それは誰の不安なのか

昨日、お友だちと会って話したときに「不安」の話が出たときに思い出したことを書き残しておきます。
たぶん(ツイッタランドで)何回か同じこと書いてそうやけども。


毎日が「乳児密着!ワンオペ24時!完全マンツーマン!!」みたいな状況だったときのことです。
ホルモンドーピングがあるし、気も張っていたのでそれなりに元気ではあったのですが、授乳とおむつ替え以外に何かをする気力はなく、買い物は最低限で家に引きこもっていました。
目の前の赤子がそこそこ健康なのはわかっていましたし、他人との比較ができる話ではないこともわかっています。わかっているのに漠然と不安でスマホに答えを求めてしまうわけで、かといってツイッタランドはしんどく、「○ヶ月 発育」「発育曲線」「○ヶ月 女の子」「○ヶ月 寝ない」「○ヶ月 母乳(授乳)」みたいな言葉をひたすら検索していました。
それで、知恵袋だとかブログだとかをひたすら読んで、安心したり「チッ役に立たねえ」「まじでこんなやつおるんか」とか思っていたのです。


今思えば完全な産後うつ、あるいはそれに近い状態だったんでしょう。それにしたって「産後うつ」という言葉は知っていたけど、「今の自分」が「それ」だとは思わなかったし、ただひたすら自分と画面の向こうの人たちを比べて「大丈夫」という確信が欲しかったわけです。


で、何がきっかけだったのかは忘れましたが、ある日ふと「何を検索しても、結局自分の安心する答えが出るまでは検索を続けるんやなあ」と気づきました。
訪問済みリンクの紫色の文字を見た時だったかもしれないし、何度となく読んだベストアンサー(毒にも薬にもならない)(有資格者の言葉でもない)を読み返していた時だったかもしれません。
ここに求めてる答えはない、と検索を止められたのは娘が3ヶ月になる直前で、3ヶ月(月齢ね)くらいからツイッタランドに復帰できました。
ポメラを買って、趣味の書きものを再開しました。
DVDを見ました。『超高速!参勤交代』です。めちゃ面白かった。


その後も、子ども、特に乳幼児期の育児にまつわる不安がなくなることはありませんでした。
首すわり、寝返り、ずり這い、ハイハイ、掴まり立ち、夜泣き、寝ない、離乳食、偏食、少食、発語、乳歯、トイトレ、おむつ外れ。
何につけ不安はあるけど、その不安は何の、誰の不安かと考えると、「良い母親だと思われたい」とか「手抜き育児と思われたくない」とかの、体裁や外聞に対するものでした。
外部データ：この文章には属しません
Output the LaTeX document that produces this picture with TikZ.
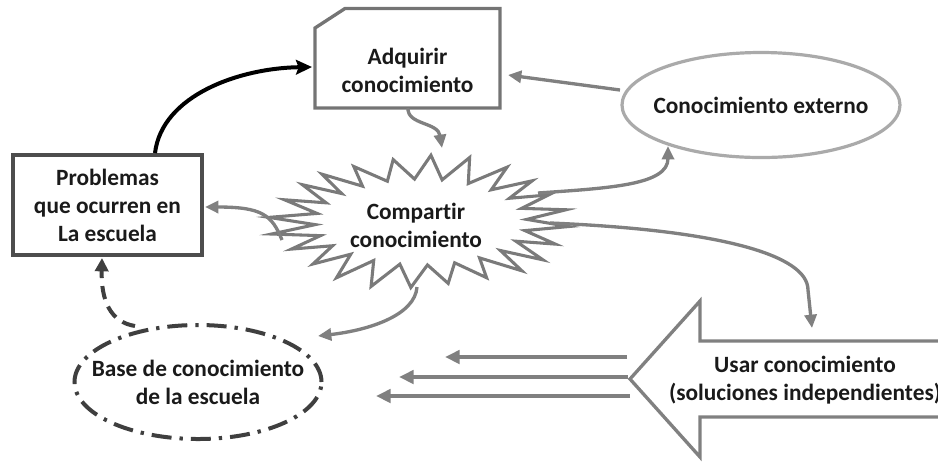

ある程度しっかりしてきた今でさえ、「習い事をさせたほうがいいのか」「外遊びに興味がなさすぎる」「スイミングは体が鍛えられるっていうし」「英語は使えてほしい」とか迷いますけど、それも結局「将来困るかもしれないから○○させてあげる」「教育にお金をかけたい(何もしないよりは「大丈夫」なはず)」「○○させなかったから、と言われたくない」みたいな自分本位の不安でしかないのですね。言葉を変えれば「おうちが(お母さんが)しっかりしてるから○ちゃんはようできはる」と見られたい、みたいな。
(もちろん、意思表示をはっきりできない幼児期には、本人の意思にかかわらず親が判断して行動すべきこともあるでしょう。予防接種はその最たるものだと思いますが)


それは本当に自分自身の不安なのか、娘が困ることなのか、
それとも人から指差されるのが怖い/嫌/不安なのか、
なぜ指差されたくないのか、誰に指差されたくないのか、
実際に指を差す人はいるのか、
指差されることで実害はあるのか

全部別のことなので、ここの見極めはちゃんとしたほうがいい、と実感したのでした。
答えが出ないことは保留でいいとも思います。先送りとも言うけど。
どうせ悩みは尽きないんだから、悩みの数は減らしたい。
身軽に生きたい。
そう思うのです。

まったく別件ですが、育児に関する講話?みたいなのを聴きに行ったことがありました。結果として大外れで、ガチギレ案件だったのですけども、その講師のかたは「お子さんが不良になったら困るでしょ? 不良になってほしくないでしょ? ならこうしましょう」という話法で会を進めたのです。

不良て。

寄り道ばかりの人生だった自覚がある身としては、まったくその話に共感も同意もできなくて、ひたすら退屈でした。
リスクの説明ではなく、脅迫形式で話をするやつは信用せんとこ、と思ったのでした。